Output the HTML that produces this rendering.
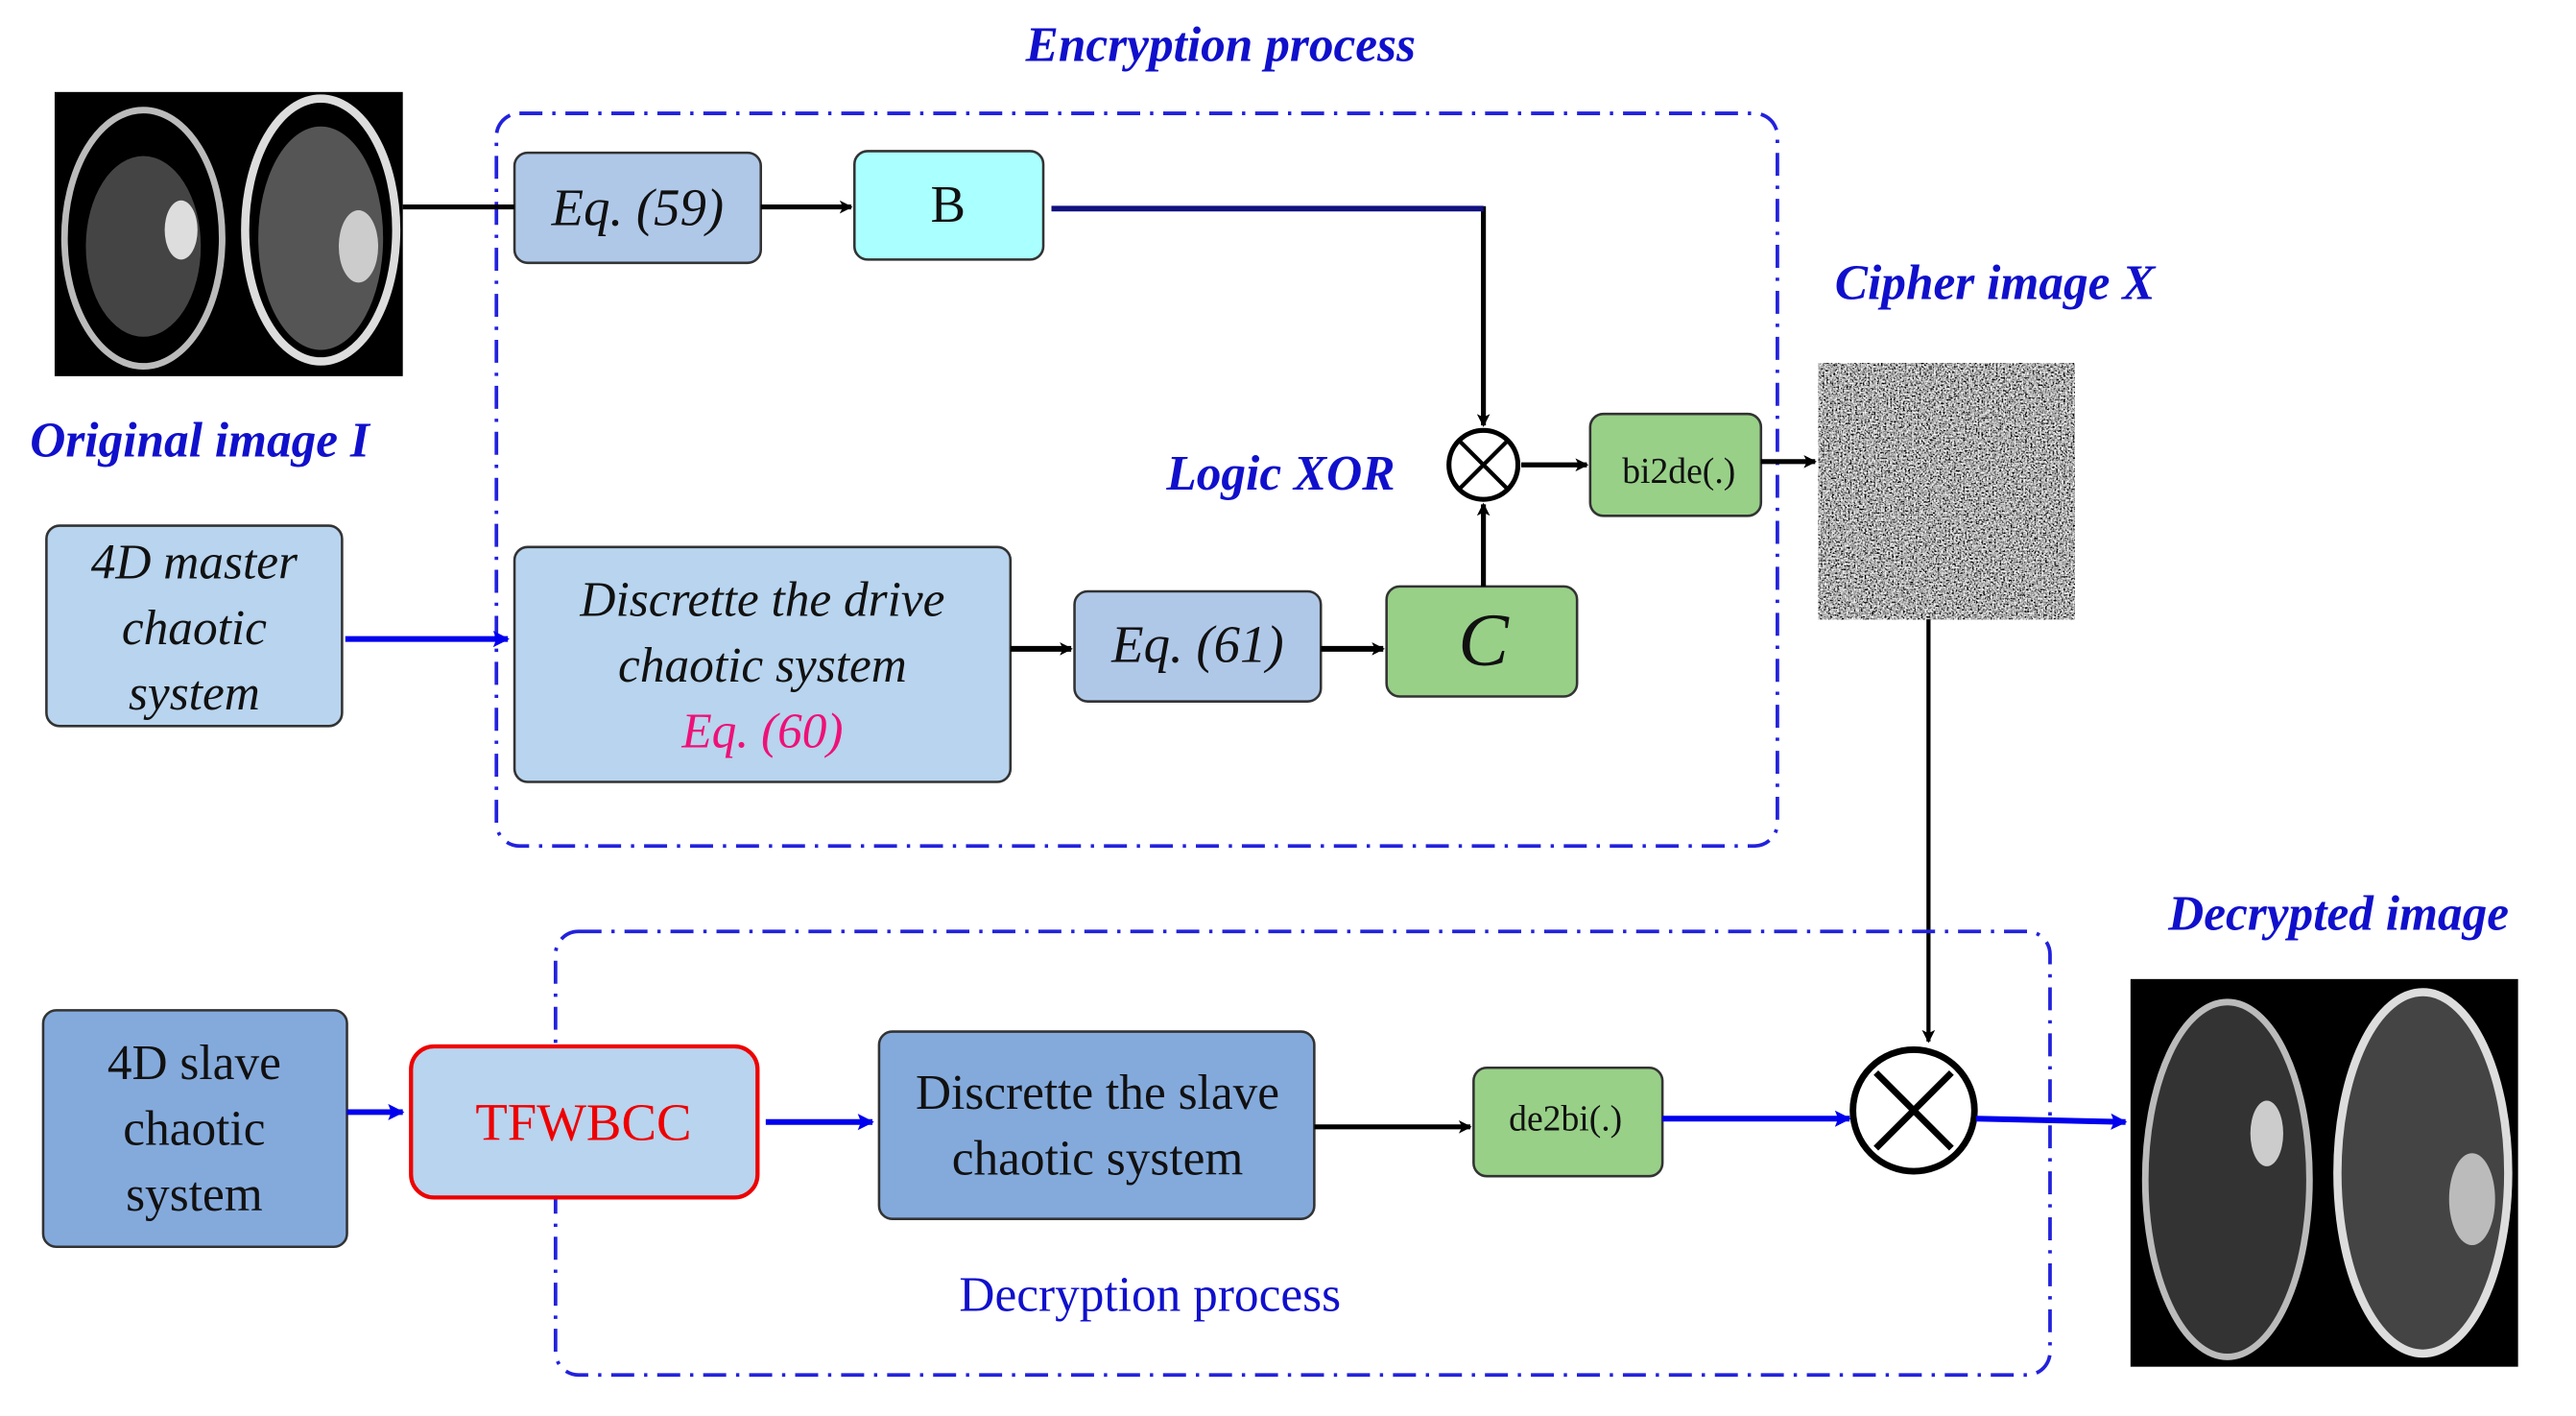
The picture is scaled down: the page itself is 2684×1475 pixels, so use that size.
<!DOCTYPE html>
<html><head><meta charset="utf-8"><style>
html,body{margin:0;padding:0;background:#fff;}
svg{display:block;}
text{font-family:"Liberation Serif",serif;}
</style></head><body>
<svg width="2684" height="1475" viewBox="0 0 1568 862" xmlns="http://www.w3.org/2000/svg">
<defs>
<marker id="ak" markerWidth="8" markerHeight="8" refX="7" refY="4" orient="auto" markerUnits="userSpaceOnUse"><path d="M0,0 L8,4 L0,8 L2,4 z" fill="#000"/></marker>
<marker id="ab" markerWidth="10" markerHeight="10" refX="9" refY="5" orient="auto" markerUnits="userSpaceOnUse"><path d="M0,0 L10,5 L0,10 L2,5 z" fill="#0000ee"/></marker>
<filter id="noise" x="0" y="0" width="100%" height="100%">
<feTurbulence type="fractalNoise" baseFrequency="0.9" numOctaves="2" seed="3"/>
<feColorMatrix type="matrix" values="0.33 0.33 0.33 0 0 0.33 0.33 0.33 0 0 0.33 0.33 0.33 0 0 0 0 0 0 1"/>
<feComponentTransfer><feFuncR type="linear" slope="4" intercept="-1.55"/><feFuncG type="linear" slope="4" intercept="-1.55"/><feFuncB type="linear" slope="4" intercept="-1.55"/></feComponentTransfer>
</filter>
</defs>

<rect x="33" y="56" width="212" height="173" fill="#000"/>
<ellipse cx="87" cy="145" rx="48" ry="78" fill="none" stroke="#bbb" stroke-width="4"/>
<ellipse cx="87" cy="150" rx="35" ry="55" fill="#444"/>
<ellipse cx="195" cy="140" rx="46" ry="80" fill="none" stroke="#ddd" stroke-width="5"/>
<ellipse cx="195" cy="145" rx="38" ry="68" fill="#555"/>
<ellipse cx="218" cy="150" rx="12" ry="22" fill="#ccc"/>
<ellipse cx="110" cy="140" rx="10" ry="18" fill="#ddd"/>

<text x="18" y="278" font-size="30" font-weight="bold" font-style="italic" fill="#1010cc">Original image I</text>
<text x="743" y="37" font-size="30" font-weight="bold" font-style="italic" fill="#1010cc" text-anchor="middle">Encryption process</text>

<rect x="302" y="69" width="780" height="446" rx="14" fill="none" stroke="#2222dd" stroke-width="2.2" stroke-dasharray="14,6,2,6"/>

<rect x="313" y="93" width="150" height="67" rx="8" fill="#b0c8e8" stroke="#333" stroke-width="1.5"/>
<text x="388" y="137" font-size="32" font-style="italic" text-anchor="middle" fill="#111">Eq. (59)</text>
<rect x="520" y="92" width="115" height="66" rx="8" fill="#aaffff" stroke="#333" stroke-width="1.5"/>
<text x="577" y="135" font-size="32" text-anchor="middle" fill="#111">B</text>

<line x1="245" y1="126" x2="313" y2="126" stroke="#000" stroke-width="3"/>
<line x1="463" y1="126" x2="518" y2="126" stroke="#000" stroke-width="3" marker-end="url(#ak)"/>
<polyline points="640,127 903,127 903,259" fill="none" stroke="#000" stroke-width="3" marker-end="url(#ak)"/>
<line x1="640" y1="127" x2="903" y2="127" stroke="#101080" stroke-width="3.5"/>

<circle cx="903" cy="283" r="21" fill="#fff" stroke="#000" stroke-width="3"/>
<line x1="888" y1="268" x2="918" y2="298" stroke="#000" stroke-width="2.5"/>
<line x1="918" y1="268" x2="888" y2="298" stroke="#000" stroke-width="2.5"/>
<line x1="926" y1="283" x2="966" y2="283" stroke="#000" stroke-width="3" marker-end="url(#ak)"/>
<text x="710" y="298" font-size="30" font-weight="bold" font-style="italic" fill="#1010cc">Logic XOR</text>

<rect x="968" y="252" width="104" height="62" rx="8" fill="#98d088" stroke="#333" stroke-width="1.5"/>
<text x="1022" y="294" font-size="22" text-anchor="middle" fill="#111">bi2de(.)</text>
<line x1="1072" y1="281" x2="1105" y2="281" stroke="#000" stroke-width="3" marker-end="url(#ak)"/>

<rect x="1107" y="221" width="156" height="156" fill="#777"/>
<rect x="1107" y="221" width="156" height="156" filter="url(#noise)"/>
<text x="1117" y="182" font-size="30" font-weight="bold" font-style="italic" fill="#1010cc">Cipher image X</text>

<rect x="28" y="320" width="180" height="122" rx="8" fill="#b8d4ee" stroke="#333" stroke-width="1.5"/>
<text x="118" y="352" font-size="30" font-style="italic" text-anchor="middle" fill="#111">4D master</text>
<text x="118" y="392" font-size="30" font-style="italic" text-anchor="middle" fill="#111">chaotic</text>
<text x="118" y="432" font-size="30" font-style="italic" text-anchor="middle" fill="#111">system</text>
<line x1="210" y1="389" x2="309" y2="389" stroke="#0000ee" stroke-width="3.5" marker-end="url(#ab)"/>

<rect x="313" y="333" width="302" height="143" rx="8" fill="#b8d4ee" stroke="#333" stroke-width="1.5"/>
<text x="464" y="375" font-size="30" font-style="italic" text-anchor="middle" fill="#111">Discrette the drive</text>
<text x="464" y="415" font-size="30" font-style="italic" text-anchor="middle" fill="#111">chaotic system</text>
<text x="464" y="455" font-size="30" font-style="italic" text-anchor="middle" fill="#ee1177">Eq. (60)</text>
<line x1="615" y1="395" x2="652" y2="395" stroke="#000" stroke-width="3.5" marker-end="url(#ak)"/>

<rect x="654" y="360" width="150" height="67" rx="8" fill="#b0c8e8" stroke="#333" stroke-width="1.5"/>
<text x="729" y="403" font-size="32" font-style="italic" text-anchor="middle" fill="#111">Eq. (61)</text>
<line x1="804" y1="395" x2="842" y2="395" stroke="#000" stroke-width="3.5" marker-end="url(#ak)"/>

<rect x="844" y="357" width="116" height="67" rx="8" fill="#98d088" stroke="#333" stroke-width="1.5"/>
<text x="903" y="405" font-size="46" font-style="italic" text-anchor="middle" fill="#111">C</text>
<line x1="903" y1="357" x2="903" y2="307" stroke="#000" stroke-width="3" marker-end="url(#ak)"/>

<line x1="1174" y1="377" x2="1174" y2="634" stroke="#000" stroke-width="2.5" marker-end="url(#ak)"/>

<rect x="338" y="567" width="910" height="270" rx="14" fill="none" stroke="#2222dd" stroke-width="2.2" stroke-dasharray="14,6,2,6"/>
<text x="1320" y="566" font-size="30" font-weight="bold" font-style="italic" fill="#1010cc">Decrypted image</text>
<text x="700" y="798" font-size="30" text-anchor="middle" fill="#1010cc">Decryption process</text>

<rect x="26" y="615" width="185" height="144" rx="8" fill="#84aadc" stroke="#333" stroke-width="1.5"/>
<text x="118" y="657" font-size="30" text-anchor="middle" fill="#111">4D slave</text>
<text x="118" y="697" font-size="30" text-anchor="middle" fill="#111">chaotic</text>
<text x="118" y="737" font-size="30" text-anchor="middle" fill="#111">system</text>
<line x1="211" y1="677" x2="245" y2="677" stroke="#0000ee" stroke-width="3.5" marker-end="url(#ab)"/>

<rect x="250" y="637" width="211" height="92" rx="14" fill="#b8d4ee" stroke="#ee0000" stroke-width="2.5"/>
<text x="355" y="694" font-size="32" text-anchor="middle" fill="#ee0000">TFWBCC</text>
<line x1="466" y1="683" x2="531" y2="683" stroke="#0000ee" stroke-width="3.5" marker-end="url(#ab)"/>

<rect x="535" y="628" width="265" height="114" rx="8" fill="#84aadc" stroke="#333" stroke-width="1.5"/>
<text x="668" y="675" font-size="30" text-anchor="middle" fill="#111">Discrette the slave</text>
<text x="668" y="715" font-size="30" text-anchor="middle" fill="#111">chaotic system</text>
<line x1="800" y1="686" x2="895" y2="686" stroke="#000" stroke-width="3" marker-end="url(#ak)"/>

<rect x="897" y="650" width="115" height="66" rx="8" fill="#98d088" stroke="#333" stroke-width="1.5"/>
<text x="953" y="688" font-size="22" text-anchor="middle" fill="#111">de2bi(.)</text>
<line x1="1012" y1="681" x2="1126" y2="681" stroke="#0000ee" stroke-width="3.5" marker-end="url(#ab)"/>

<circle cx="1165" cy="676" r="37" fill="#fff" stroke="#000" stroke-width="4"/>
<line x1="1142" y1="653" x2="1188" y2="699" stroke="#000" stroke-width="4"/>
<line x1="1188" y1="653" x2="1142" y2="699" stroke="#000" stroke-width="4"/>
<line x1="1203" y1="681" x2="1294" y2="683" stroke="#0000ee" stroke-width="3.5" marker-end="url(#ab)"/>

<rect x="1297" y="596" width="236" height="236" fill="#000"/>
<ellipse cx="1356" cy="718" rx="50" ry="108" fill="#333" stroke="#bbb" stroke-width="4"/>
<ellipse cx="1475" cy="714" rx="52" ry="110" fill="#444" stroke="#ddd" stroke-width="5"/>
<ellipse cx="1505" cy="730" rx="14" ry="28" fill="#bbb"/>
<ellipse cx="1380" cy="690" rx="10" ry="20" fill="#ccc"/>
</svg>
</body></html>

........

### [EXERCISE DIRECTIONS]
Identify and copy all lines with the word "that".

### [RESPONSE TO THE EXERCISE]
Output the HTML that produces this rendering.
The picture is scaled down: the page itself is 2684×1475 pixels, so use that size.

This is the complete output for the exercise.